[Start of Recorded data]

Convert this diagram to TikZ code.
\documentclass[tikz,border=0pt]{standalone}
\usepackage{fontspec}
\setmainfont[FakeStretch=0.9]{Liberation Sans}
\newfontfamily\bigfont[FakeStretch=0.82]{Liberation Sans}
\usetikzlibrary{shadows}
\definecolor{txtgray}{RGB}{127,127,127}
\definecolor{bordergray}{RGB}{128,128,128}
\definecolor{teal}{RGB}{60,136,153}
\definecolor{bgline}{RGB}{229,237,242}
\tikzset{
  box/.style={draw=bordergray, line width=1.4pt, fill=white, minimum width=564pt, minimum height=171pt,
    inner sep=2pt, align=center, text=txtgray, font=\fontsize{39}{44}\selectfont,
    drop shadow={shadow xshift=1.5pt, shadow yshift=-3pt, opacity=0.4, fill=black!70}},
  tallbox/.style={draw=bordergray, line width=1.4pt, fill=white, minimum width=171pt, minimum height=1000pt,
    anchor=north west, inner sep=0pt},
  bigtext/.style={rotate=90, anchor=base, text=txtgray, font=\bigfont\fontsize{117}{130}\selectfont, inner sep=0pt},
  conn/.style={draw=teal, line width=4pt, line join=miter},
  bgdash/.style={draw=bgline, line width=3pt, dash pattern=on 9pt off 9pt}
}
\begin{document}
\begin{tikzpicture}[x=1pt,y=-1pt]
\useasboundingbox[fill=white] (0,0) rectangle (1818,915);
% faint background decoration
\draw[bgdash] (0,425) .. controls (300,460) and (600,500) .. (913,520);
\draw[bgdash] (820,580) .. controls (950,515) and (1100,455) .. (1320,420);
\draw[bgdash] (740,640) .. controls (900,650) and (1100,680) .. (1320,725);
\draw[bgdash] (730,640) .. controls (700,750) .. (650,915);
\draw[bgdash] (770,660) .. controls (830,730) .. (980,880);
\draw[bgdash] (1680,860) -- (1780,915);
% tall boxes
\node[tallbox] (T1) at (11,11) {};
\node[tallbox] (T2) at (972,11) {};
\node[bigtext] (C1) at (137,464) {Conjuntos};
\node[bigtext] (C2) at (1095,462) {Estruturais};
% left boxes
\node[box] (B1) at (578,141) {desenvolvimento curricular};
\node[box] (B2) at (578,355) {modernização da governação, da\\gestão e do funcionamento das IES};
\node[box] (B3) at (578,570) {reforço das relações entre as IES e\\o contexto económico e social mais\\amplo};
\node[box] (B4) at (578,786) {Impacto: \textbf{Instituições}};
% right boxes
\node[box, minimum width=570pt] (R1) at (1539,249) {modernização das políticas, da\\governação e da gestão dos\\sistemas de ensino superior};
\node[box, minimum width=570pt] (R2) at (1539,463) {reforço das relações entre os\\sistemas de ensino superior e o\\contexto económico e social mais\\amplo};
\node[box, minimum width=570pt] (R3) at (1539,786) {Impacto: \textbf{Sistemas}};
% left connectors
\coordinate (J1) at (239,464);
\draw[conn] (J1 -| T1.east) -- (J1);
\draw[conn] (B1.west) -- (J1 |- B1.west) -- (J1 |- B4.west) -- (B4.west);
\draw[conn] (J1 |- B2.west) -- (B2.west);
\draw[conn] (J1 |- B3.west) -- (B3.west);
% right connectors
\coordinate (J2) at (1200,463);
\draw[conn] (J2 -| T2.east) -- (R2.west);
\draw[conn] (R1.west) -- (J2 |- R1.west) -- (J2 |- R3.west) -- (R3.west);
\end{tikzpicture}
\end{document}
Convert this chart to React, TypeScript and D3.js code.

[End of Recorded data]

§ **Requirements**
Return the listing above word for word.

§ **Response to the exercise**
Convert this diagram to TikZ code.
\documentclass[tikz,border=0pt]{standalone}
\usepackage{fontspec}
\setmainfont[FakeStretch=0.9]{Liberation Sans}
\newfontfamily\bigfont[FakeStretch=0.82]{Liberation Sans}
\usetikzlibrary{shadows}
\definecolor{txtgray}{RGB}{127,127,127}
\definecolor{bordergray}{RGB}{128,128,128}
\definecolor{teal}{RGB}{60,136,153}
\definecolor{bgline}{RGB}{229,237,242}
\tikzset{
  box/.style={draw=bordergray, line width=1.4pt, fill=white, minimum width=564pt, minimum height=171pt,
    inner sep=2pt, align=center, text=txtgray, font=\fontsize{39}{44}\selectfont,
    drop shadow={shadow xshift=1.5pt, shadow yshift=-3pt, opacity=0.4, fill=black!70}},
  tallbox/.style={draw=bordergray, line width=1.4pt, fill=white, minimum width=171pt, minimum height=1000pt,
    anchor=north west, inner sep=0pt},
  bigtext/.style={rotate=90, anchor=base, text=txtgray, font=\bigfont\fontsize{117}{130}\selectfont, inner sep=0pt},
  conn/.style={draw=teal, line width=4pt, line join=miter},
  bgdash/.style={draw=bgline, line width=3pt, dash pattern=on 9pt off 9pt}
}
\begin{document}
\begin{tikzpicture}[x=1pt,y=-1pt]
\useasboundingbox[fill=white] (0,0) rectangle (1818,915);
% faint background decoration
\draw[bgdash] (0,425) .. controls (300,460) and (600,500) .. (913,520);
\draw[bgdash] (820,580) .. controls (950,515) and (1100,455) .. (1320,420);
\draw[bgdash] (740,640) .. controls (900,650) and (1100,680) .. (1320,725);
\draw[bgdash] (730,640) .. controls (700,750) .. (650,915);
\draw[bgdash] (770,660) .. controls (830,730) .. (980,880);
\draw[bgdash] (1680,860) -- (1780,915);
% tall boxes
\node[tallbox] (T1) at (11,11) {};
\node[tallbox] (T2) at (972,11) {};
\node[bigtext] (C1) at (137,464) {Conjuntos};
\node[bigtext] (C2) at (1095,462) {Estruturais};
% left boxes
\node[box] (B1) at (578,141) {desenvolvimento curricular};
\node[box] (B2) at (578,355) {modernização da governação, da\\gestão e do funcionamento das IES};
\node[box] (B3) at (578,570) {reforço das relações entre as IES e\\o contexto económico e social mais\\amplo};
\node[box] (B4) at (578,786) {Impacto: \textbf{Instituições}};
% right boxes
\node[box, minimum width=570pt] (R1) at (1539,249) {modernização das políticas, da\\governação e da gestão dos\\sistemas de ensino superior};
\node[box, minimum width=570pt] (R2) at (1539,463) {reforço das relações entre os\\sistemas de ensino superior e o\\contexto económico e social mais\\amplo};
\node[box, minimum width=570pt] (R3) at (1539,786) {Impacto: \textbf{Sistemas}};
% left connectors
\coordinate (J1) at (239,464);
\draw[conn] (J1 -| T1.east) -- (J1);
\draw[conn] (B1.west) -- (J1 |- B1.west) -- (J1 |- B4.west) -- (B4.west);
\draw[conn] (J1 |- B2.west) -- (B2.west);
\draw[conn] (J1 |- B3.west) -- (B3.west);
% right connectors
\coordinate (J2) at (1200,463);
\draw[conn] (J2 -| T2.east) -- (R2.west);
\draw[conn] (R1.west) -- (J2 |- R1.west) -- (J2 |- R3.west) -- (R3.west);
\end{tikzpicture}
\end{document}
Convert this chart to React, TypeScript and D3.js code.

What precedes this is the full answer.